Что же дала, однако, Женева в гот период, когда мне довелось быть там участником переговоров? Вопрос этот надо задать, гак как за те годы там ничего не было подписано. Если говорить по большому счету, действительных переговоров там не велось, вместо переговоров был обмен аргументами. Конечно, временами возникали предпосылки для договоренности. Когда участники переговоров годами ищут решения, варианты таких решений не могут не рождаться. Я постарался рассказать об этом и показать, как это происходило, на примерах бесед с Нитце и Кампельманом. Но ситуация в советско-американских отношениях была в тот период такова, что эти возможности не просто оставались невостребованными, но и активно отвергались то Москвой, то Вашингтоном, то обоими вместе. Перелом стал возможен только после решительных перемен в политике Советского Союза. Перемены в позиции США, во всяком случае сколько-нибудь сопоставимой с нашей, так и не было.
Значило ли это, что переговоры были бессмысленными? Думаю, что нет. Такие переговоры важны: партнеры-противники остаются все время в тесной сцепке друг с другом, чувствуют настроения, намерения, логику поведения другой стороны по вопросам, от которых зависит благополучие и само существование их народов. Не будь этого постоянного контакта, кто знает, чем бы закончилось до предела обострившееся в тот период противостояние СССР и США.

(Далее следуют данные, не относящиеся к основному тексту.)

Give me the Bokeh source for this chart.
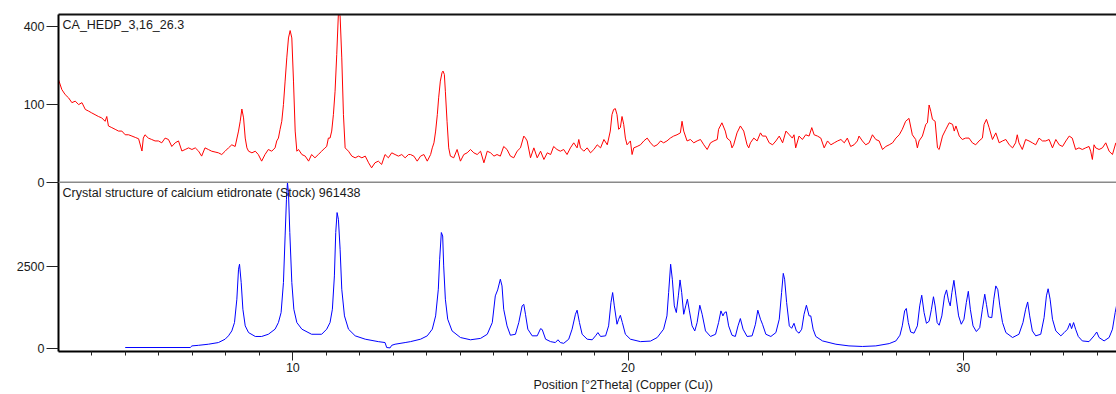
import numpy as np
from bokeh.plotting import figure
from bokeh.models import (FixedTicker, SingleIntervalTicker, CustomJSTickFormatter,
                          LinearAxis, Label, Range1d, Span, Title)
from bokeh.embed import file_html
from bokeh.resources import INLINE

# ---------------- data (counts vs 2theta) ----------------
sample_name = "CA_HEDP_3,16_26.3"
reference_name = "Crystal structure of calcium etidronate (Stock) 961438"
x_label = "Position [°2Theta] (Copper (Cu))"

red_x_a = [3.01,3.11,3.21,3.31,3.41,3.51,3.61,3.71,3.81,3.91,4.00,4.10,4.20,4.30,4.40,4.45,4.50,4.60,4.70,4.80,
           4.90,5.00,5.10,5.20,5.30,5.40,5.50,5.54,5.59,5.69,5.79,5.89,5.99,6.09,6.19,6.29,6.39,6.49,6.59,6.69,
           6.79,6.89,6.99,7.09,7.19,7.28,7.38,7.48,7.58,7.68,7.78,7.88,7.98,8.08,8.18,8.28,8.38,8.43,8.48,8.53,
           8.58,8.63,8.68,8.78,8.88,8.97,9.07,9.17,9.27,9.37,9.47,9.52,9.57,9.62,9.67,9.72,9.77,9.82,9.87,9.92,
           9.97,10.02,10.07,10.12,10.17,10.27,10.37,10.47,10.56,10.66,10.76,10.86,10.96,11.01,11.06,11.11,11.16,11.21,11.26,11.31,
           11.36,11.41,11.46,11.51,11.56,11.66,11.76,11.86,11.96,12.06,12.16,12.26,12.35,12.45,12.55,12.65,12.75,12.85,12.95,13.05,
           13.15,13.25,13.35,13.45]
red_y_a = [173,141,126,117,104,108,99,104,87,83,79,75,71,68,61,71,52,49,46,43,
           43,37,37,35,33,31,16,32,37,32,30,28,28,25.5,32,30,21,25.5,28,16,
           17.6,19.4,17.6,19.4,15.8,11.2,19.4,17.6,15.8,15,14.2,12.6,15.8,19.4,23,21,43,61,88,68,
           32,19.4,15.8,14.2,15.8,12.6,7.3,12.6,17.6,15.8,19.4,28,32,46,61,99,168,254,342,378,
           342,168,43,15.8,17.6,12.6,11.2,7.3,12.6,9.8,12.6,15.8,19.4,21,32,32,43,75,136,268,
           470,455,254,75,19.4,15.8,11.2,9.8,11.2,9.8,11.2,6.2,3.4,6.2,7.3,5.2,12.6,9.8,14.2,12.6,
           11.2,12.6,9.8,12.6]

red_x_b = [13.51,13.61,13.71,13.81,13.91,14.01,14.11,14.16,14.21,14.26,14.31,14.35,14.40,14.45,14.48,14.52,14.55,14.60,14.65,14.70,
           14.80,14.90,15.00,15.10,15.20,15.30,15.40,15.50,15.60,15.70,15.80,15.90,16.00,16.09,16.19,16.29,16.39,16.49,16.59,16.69,
           16.79,16.89,16.94,16.99,17.09,17.19,17.29,17.39,17.49,17.59,17.69,17.78,17.88,17.98,18.08,18.18,18.28,18.38,18.48,18.53,
           18.58,18.68,18.78,18.88,18.98,19.08,19.18,19.28,19.38,19.47,19.52,19.57,19.62,19.67,19.72,19.77,19.82,19.87,19.92,19.97,
           20.07,20.12,20.17,20.27,20.37,20.47,20.57,20.67,20.77,20.87,20.97,21.06,21.16,21.26,21.36,21.46,21.56,21.61,21.66,21.76,
           21.86,21.96,22.06,22.16,22.26,22.36,22.46,22.56,22.66,22.70,22.80,22.90,22.95,23.05,23.10,23.15,23.25,23.35,23.45,23.55,
           23.60,23.65,23.75,23.85,23.95]
red_y_b = [12.6,11.2,7.3,11.2,12.6,7.3,12.6,19.4,25.5,43,75,117,168,197,203,191,136,61,19.4,11.2,
           9.8,17.6,7.3,12.6,14.2,17.6,14.2,12.6,15.8,6.2,15.8,14.2,11.2,12.6,11.2,21,17.6,11.2,9.8,15.8,
           19.4,35,32,28,9.8,19.4,9.8,15.8,8.5,14.2,12.6,21,17.6,15.8,17.6,12.6,19.4,25.5,19.4,30,
           19.4,15.8,19.4,14.2,17.6,23,19.4,30,23,43,75,87,89,75,46,49,71,55,32,23,
           28,12.6,19.4,21,23,28,32,25.5,21,23,28,25.5,28,32,35,37,40,61,43,28,
           30,25.5,28,30,23,17.6,25.5,28,30,46,58,43,32,28,19.4,23,40,52,43,23,
           19.4,25.5,32,28,40]

red_x_c = [24.01,24.11,24.21,24.31,24.41,24.51,24.61,24.71,24.81,24.90,24.95,25.00,25.10,25.20,25.30,25.40,25.48,25.55,25.65,25.75,
           25.85,25.95,26.05,26.15,26.25,26.35,26.45,26.54,26.64,26.74,26.84,26.89,26.99,27.09,27.19,27.29,27.39,27.49,27.59,27.69,
           27.79,27.89,27.99,28.09,28.18,28.28,28.38,28.48,28.58,28.63,28.68,28.78,28.88,28.93,28.98,29.03,29.08,29.16,29.23,29.28,
           29.38,29.48,29.58,29.68,29.73,29.78,29.88,29.97,30.07,30.17,30.27,30.37,30.47,30.57,30.62,30.69,30.77,30.87,30.97,31.07,
           31.17,31.27,31.37,31.47,31.56,31.61,31.66,31.76,31.86,31.96,32.06,32.16,32.26,32.36,32.46,32.56,32.66,32.76,32.86,32.96,
           33.06,33.16,33.25,33.35,33.45,33.55,33.65,33.75,33.80,33.85,33.90,33.95,34.05,34.15,34.25,34.35,34.45,34.55]
red_y_c = [35,35,25.5,23,28,35,25.5,43,37,32,37,19.4,35,30,37,35,49,37,35,32,
           19.4,28,23,25.5,28,30,25.5,32,21,23,28,35,28,23,25.5,37,30,28,17.6,21,
           23,25.5,32,37,46,61,67,37,30,19.4,28,35,55,58,98,83,65,61,19.4,17.6,
           35,46,58,55,43,52,35,30,32,32,25.5,23,28,32,55,65,49,30,40,25.5,
           28,30,23,19.4,25.5,37,25.5,17.6,30,28,25.5,23,32,28,28,30,19.4,30,23,21,
           28,35,32,17.6,19.4,17.6,19.4,21,15.8,8.5,23,19.4,17.6,19.4,25.5,15.8,12.6,25.5]

blue_x_a = [5.00,6.94,6.99,7.19,7.48,7.78,7.98,8.08,8.18,8.26,8.33,8.38,8.41,8.46,8.51,8.58,8.68,8.88,9.07,9.27,
            9.47,9.57,9.65,9.72,9.77,9.81,9.84,9.87,9.91,9.97,10.03,10.12,10.27,10.56,10.86,11.01,11.11,11.18,11.24,11.28,
            11.32,11.36,11.41,11.46,11.54,11.66,11.86,12.16,12.55,12.75,12.80,12.90,12.95,13.05,13.35]
blue_y_a = [0.6,0.6,3.1,4.5,7.7,14.4,34,62,118,254,907,2338,2640,1620,578,194,97,56,56,78,
            142,254,485,1620,4700,8257,10200,9000,4990,1620,578,254,142,78,78,142,254,578,1962,4990,
            6850,6190,3660,1310,400,142,62,34,19,14.4,0.6,0.3,4.5,7.7,14.4]

blue_x_b = [13.51,13.81,14.01,14.16,14.26,14.34,14.38,14.43,14.47,14.50,14.55,14.62,14.75,15.00,15.30,15.60,15.80,15.95,16.04,16.11,
            16.19,16.24,16.29,16.39,16.49,16.64,16.74,16.84,16.89,16.94,17.01,17.14,17.29,17.39,17.44,17.54,17.69,17.83,17.91,17.98,
            18.08,18.23,18.33,18.43,18.48,18.55,18.63,18.78,18.93,19.03,19.10,19.18,19.33,19.42,19.49,19.54,19.59,19.67,19.72,19.77,
            19.83,19.92,20.07,20.37,20.67,20.87,21.06,21.16,21.21,21.27,21.32,21.38,21.44,21.50,21.55,21.60,21.66,21.72,21.77,21.83,
            21.91,21.99,22.06,22.14,22.21,22.31,22.46,22.61,22.70,22.77,22.83,22.88,22.93,23.00,23.10,23.20,23.28,23.35,23.43,23.55,
            23.70,23.80,23.87,23.95]
blue_y_b = [19,34,62,142,400,1310,2960,4990,4700,2537,907,323,118,47,30,40,78,254,1034,1280,
            1787,1460,578,194,68,78,254,680,730,440,142,62,62,150,136,34,19,14.4,30,14.4,
            11,34,142,440,550,254,78,34,30,62,97,56,62,194,790,1168,680,223,323,415,
            254,78,34,19,22,47,142,400,1168,2640,1787,680,485,1034,1750,1168,440,680,907,530,
            194,118,254,700,440,118,56,78,254,530,400,485,505,194,68,56,194,338,142,56,
            62,223,550,323]

blue_x_c = [24.01,24.11,24.26,24.41,24.51,24.58,24.63,24.67,24.73,24.81,24.88,24.95,25.02,25.10,25.18,25.25,25.32,25.40,25.45,25.52,
            25.60,25.80,26.20,26.59,26.99,27.39,27.79,27.99,28.11,28.18,28.25,28.30,28.36,28.43,28.53,28.63,28.70,28.76,28.83,28.90,
            28.98,29.05,29.11,29.16,29.22,29.28,29.36,29.44,29.50,29.56,29.61,29.66,29.72,29.78,29.86,29.94,30.02,30.09,30.15,30.21,
            30.29,30.39,30.49,30.57,30.64,30.69,30.75,30.85,30.91,30.97,31.03,31.09,31.17,31.27,31.47,31.66,31.78,31.86,31.92,31.98,
            32.06,32.16,32.31,32.41,32.48,32.53,32.59,32.66,32.76,32.91,33.01,33.11,33.18,33.23,33.29,33.35,33.43,33.55,33.75,33.90,
            33.98,34.05,34.20,34.35,34.45,34.53,34.57]
blue_y_c = [223,78,56,97,323,1168,2100,1787,790,194,155,240,118,90,142,440,700,400,400,142,
            56,23,7.7,3.1,2,3.1,10,23,68,194,530,600,254,104,90,194,680,1060,485,240,
            280,578,1000,680,254,205,400,1034,1280,850,680,1168,1730,1034,400,223,323,790,1220,578,
            194,110,165,578,1100,730,375,358,907,1460,1290,680,254,97,47,78,254,578,810,400,
            118,62,78,358,1034,1330,907,323,118,62,97,142,240,150,254,142,56,23,19,62,
            104,47,23,47,142,485,680]

top_ticks = [0, 100, 400]
bottom_ticks = [0, 2500]

red_x = red_x_a + red_x_b + red_x_c
red_y = red_y_a + red_y_b + red_y_c
blue_x = blue_x_a + blue_x_b + blue_x_c
blue_y = blue_y_a + blue_y_b + blue_y_c

# ---------------- styling ----------------
FONT = "Liberation Sans"
FS = "12.5px"
TXT = "#1a1a1a"

# both panels use a square-root intensity scale; one frame, two stacked y-ranges
yr_bottom = Range1d(-1.64, 203.1)   # sqrt(counts) of reference pattern, lower half
yr_top = Range1d(-21.7, 21.5)       # sqrt(counts) of measured pattern, upper half
xr = Range1d(3.01, 34.57)

p = figure(width=1116, height=394, x_range=xr, y_range=yr_bottom,
           output_backend="svg", toolbar_location=None, x_axis_location=None,
           y_axis_location=None,
           min_border_left=58, min_border_right=0, min_border_top=14, min_border_bottom=43)
p.extra_y_ranges = {"top": yr_top}
p.grid.visible = False
p.outline_line_color = None


def to_bottom_units(s):
    return yr_bottom.start + (s - yr_top.start) / (yr_top.end - yr_top.start) * (yr_bottom.end - yr_bottom.start)


tick_pos = [float(v) for v in np.sqrt(bottom_ticks)] + [float(to_bottom_units(v)) for v in np.sqrt(top_ticks)]
fmt = CustomJSTickFormatter(args=dict(B=yr_bottom, T=yr_top), code="""
    if (tick > 100.5) {
        const s = T.start + (tick - B.start) / (B.end - B.start) * (T.end - T.start);
        return Math.round(s * s).toString();
    }
    return Math.round(tick * tick).toString();
""")

yaxis = LinearAxis(ticker=FixedTicker(ticks=tick_pos, minor_ticks=[]), formatter=fmt,
                   axis_line_width=2, axis_line_color="#000000",
                   major_tick_in=0, major_tick_out=12, major_tick_line_color="#222222",
                   minor_tick_line_color=None, major_label_standoff=2,
                   major_label_text_font=FONT, major_label_text_font_size=FS,
                   major_label_text_color=TXT)
p.add_layout(yaxis, "left")

xaxis = LinearAxis(ticker=SingleIntervalTicker(interval=10, num_minor_ticks=10),
                   axis_line_width=2, axis_line_color="#000000",
                   major_tick_in=0, major_tick_out=9, minor_tick_in=0, minor_tick_out=4,
                   major_tick_line_color="#222222", minor_tick_line_color="#222222",
                   major_label_standoff=2, major_label_text_font=FONT,
                   major_label_text_font_size=FS, major_label_text_color=TXT)
p.add_layout(xaxis, "below")

# axis title, placed a little right of the frame centre as in the original
p.add_layout(Title(text=x_label, align="left", offset=475, standoff=2,
                   text_font=FONT, text_font_size=FS, text_font_style="normal",
                   text_color=TXT), "below")

top_border = LinearAxis(ticker=FixedTicker(ticks=[]), axis_line_color="#111111", axis_line_width=2,
                        major_tick_line_color=None, minor_tick_line_color=None,
                        major_label_text_font_size="0px")
p.add_layout(top_border, "above")

# separator between the two panels (zero of the upper panel)
p.add_layout(Span(location=0, dimension="width", y_range_name="top",
                  line_color="#8a8a8a", line_width=1.5))

p.line(red_x, np.sqrt(red_y), line_color="#ff0000", line_width=1, y_range_name="top")
p.line(blue_x, np.sqrt(blue_y), line_color="#0000ff", line_width=1)

p.add_layout(Label(x=3.13, y=21.1, y_range_name="top", text=sample_name, text_baseline="top",
                   text_font=FONT, text_font_size=FS, text_color=TXT))
p.add_layout(Label(x=3.13, y=99.2, text=reference_name, text_baseline="top",
                   text_font=FONT, text_font_size=FS, text_color=TXT))

open("out.html", "w").write(file_html(p, INLINE))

Берусь утверждать также, что спор о ракетах средней дальности, драматический разрыв переговоров в Женеве в 1983 году, страсти, разгоревшиеся вокруг вопроса о смысле дальнейшей гонки вооружений, привели к глубоким политическим переменам в Европе и во всем мире. Согласие внутри противостоящих друг другу группировок подверглось сокрушительной эрозии, за борт полетели многие казавшиеся ранее непререкаемыми истины, появился тезис о необходимости нового политического мышления, внешняя политика выплеснулась из тиши министерских кабинетов и генеральных штабов на улицу. После разрыва женевских переговоров мудрая «Нойе Цюрхер Цайтунг» написала в одной из своих передовых статей, что мы еще пока не в состоянии оценить, все последствия случившегося для дальнейшего развития обстановки в Европе и в мире. Газета, правда, беспокоилась о состоянии прежде всего западного мира, но наиболее разительные перемены, как оказалось, назревали у нас.